Renowned IU pianist returns to Germany

pressler

Menahem Pressler, an IU distinguished professor, has played concerts all over the world, but none were as significant as his performance at the Magdeburg Opera House on Nov. 22.

That night, Pressler received honorary citizenship from his hometown in Magdeburg, Germany. The performance was the 85-year-old renowned pianist’s first in his hometown since fleeing the country to escape the Nazis in 1939.

“I felt so special and honored to be awarded this,” he said of the honorary citizenship, which has only been given out four times in Germany since World War II.

Before the performance started, Pressler said he could feel the audience’s appreciation for his years of teaching and playing music.

“How the audience received me when I walked out was such warmth, such very overwhelming warmth,” he said. “There was something so exceptional there.”

As the governor of Magdeburg tried to give Pressler the award after the show, the stomps and applause from the audience interrupted him and led Pressler to perform an encore.

Pressler had last been to Magdeburg in 2005, when he received the German President’s Deutsche Bundesverdienstkreuz (Cross of Merit) First Class, Germany’s highest honor.

His latest trip back to Magdeburg also gave him a chance to honor his late relatives. The day after the performance, he took part in a Stolperstiene ceremony, a commemorative service for those who were deported or killed by the Nazis.

“I tried to forget my life in Germany, so this was like closing the circle,” he said.
Stolperstiene, which means “stones to trip over,” honors victims with stones engraved with the person’s name and dates of birth, deportation and death, which are placed in pavement in front of their last residence.

Pressler’s assistant, doctoral student Michael McQuay, said that Pressler sometimes mentions his life in Germany, but never goes into detail. He added that the ceremony and performance was very personal to Pressler.

“This brings some honor and some closure to his legacy and his family’s legacy,” McQuay said.

Pressler left Germany with his parents, sister and brother three weeks before the war began. He learned years later that his other relatives had been sent to Auschwitz.

“There was a place that I could think of them,” he said of the stones created for
his relatives.

The stones were paid for by current students of the school he was expelled from as a boy.

“I was very, very moved,” he said.

Pressler started teaching at IU in 1955, turning down higher pay and lighter workloads offered to him at other schools. He said he felt the university encourages him to do his best in teaching students, and after years of concerts around the world, he said he always enjoys coming home.

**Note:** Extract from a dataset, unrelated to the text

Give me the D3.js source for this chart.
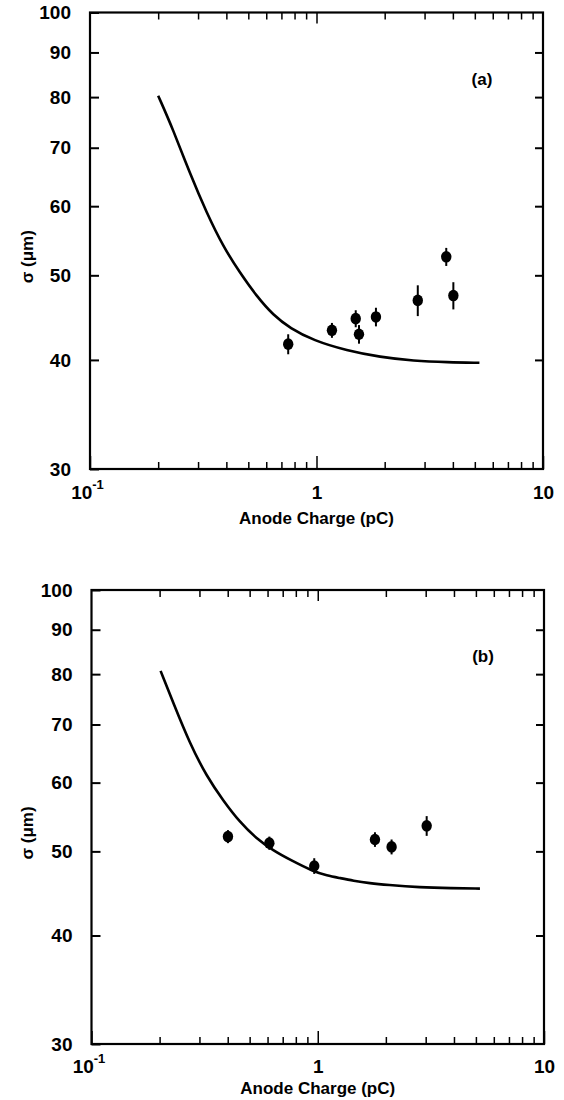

“Every time I came home, the troubles of the world felt somewhere else,” he said. “Not here.”

Senior Carlin Ma said that Pressler’s dedication to music and his students make him stand out as a teacher.

“He’s 85 and performing like he’s 30,” she said.

Pressler said that he still has the energy to play around the world and teach students internationally as he sells out shows and instills his love of music in others.

“I do feel young,” he said. “The brain feels young. The heart feels young.”